Publicystka „Polityki” (zresztą nie tylko ona!) nie radzi sobie także ze zwrotami typu cokolwiek byśmy powiedzieli; ktokolwiek by to zrobił; jakkolwiek by było; gdziekolwiek by spojrzeć itp. Niby wie, że nie należy mówić: co byśmy nie powiedzieli; kto by tego nie zrobił; jak by nie było; gdzie by nie spojrzeć − bo to konstrukcje typowe dla języka rosyjskiego − ale mimo to przenosi do rodzimych wypowiedzeń z cząstką kolwiek- czasowniki zaprzeczone, np.
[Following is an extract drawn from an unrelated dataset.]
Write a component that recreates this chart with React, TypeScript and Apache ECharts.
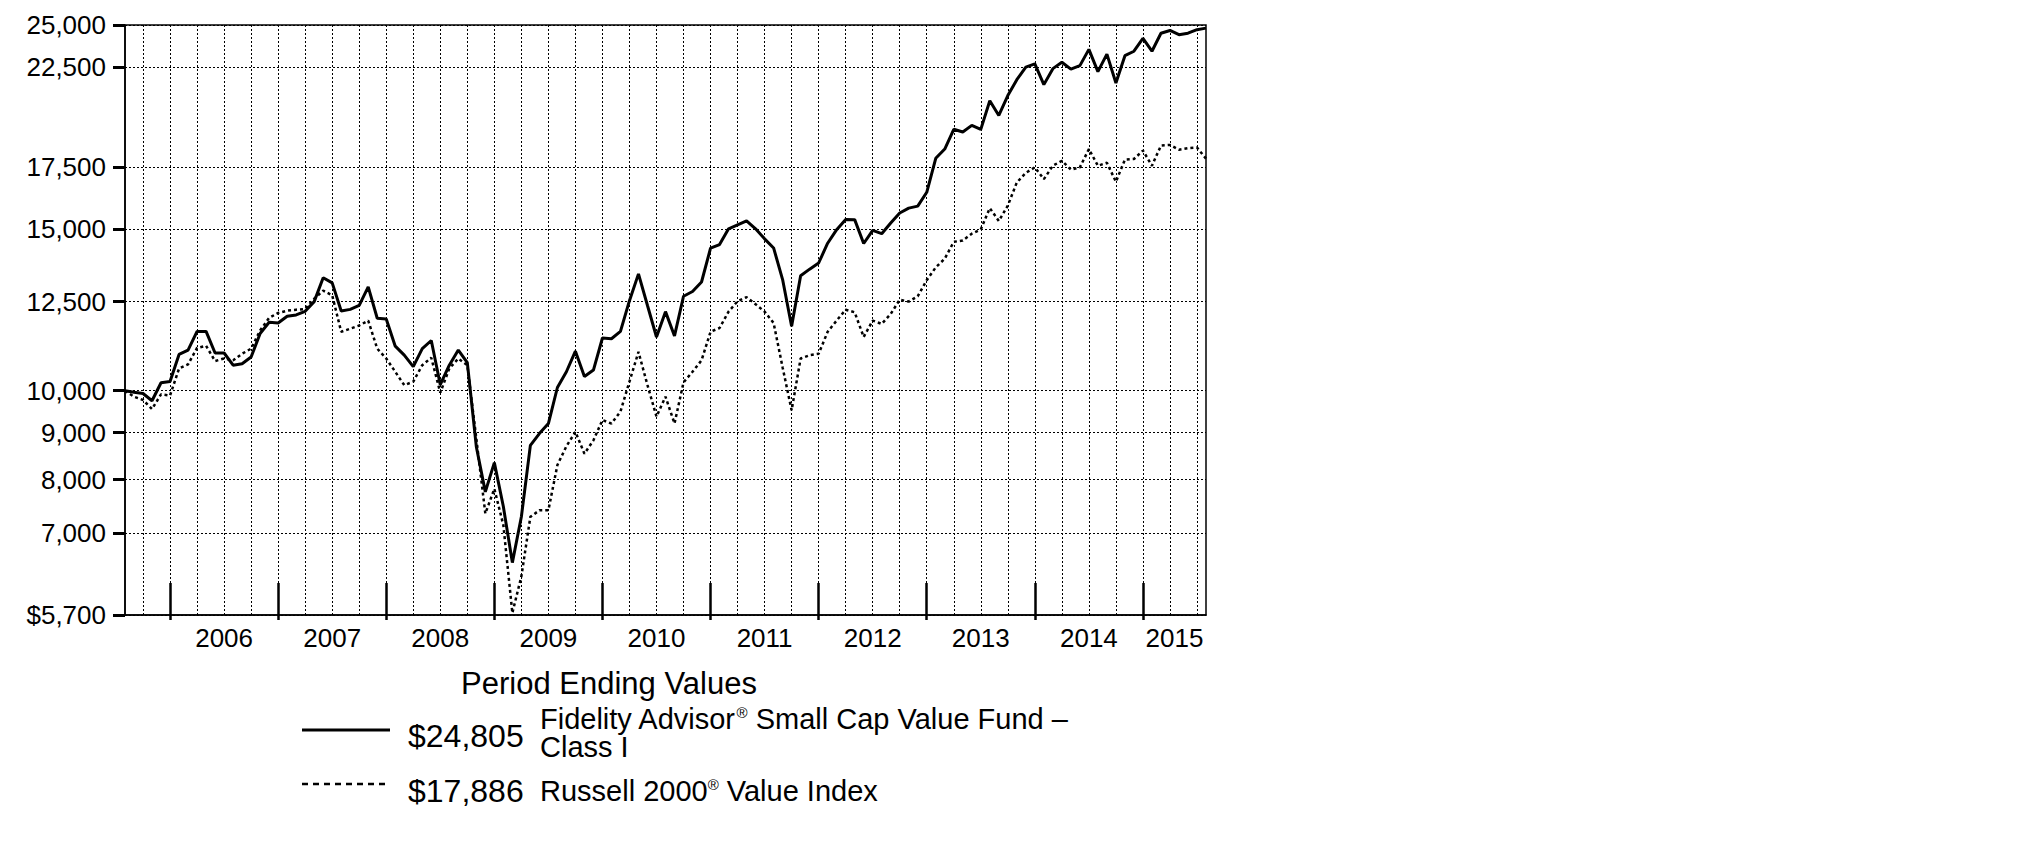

Cokolwiek byśmy nie powiedzieli; Ktokolwiek by tego nie zrobiłTo nie po polsku, pani redaktor! Proszę też nie używać rzeczownika personalizacja, kiedy ma pani na myśli personalia, tzn. imię i nazwisko kogoś. Personalizacja (z ang. personalization) jest tu tak samo niedobra, jak… personifikacja, ulubione słowo naszych polityków. Znaczy bowiem ‘nadanie czemuś charakteru osobistego’. Dodam na wszelki wypadek, że jest jeszcze personalizm, kierunek w filozofii i psychologii.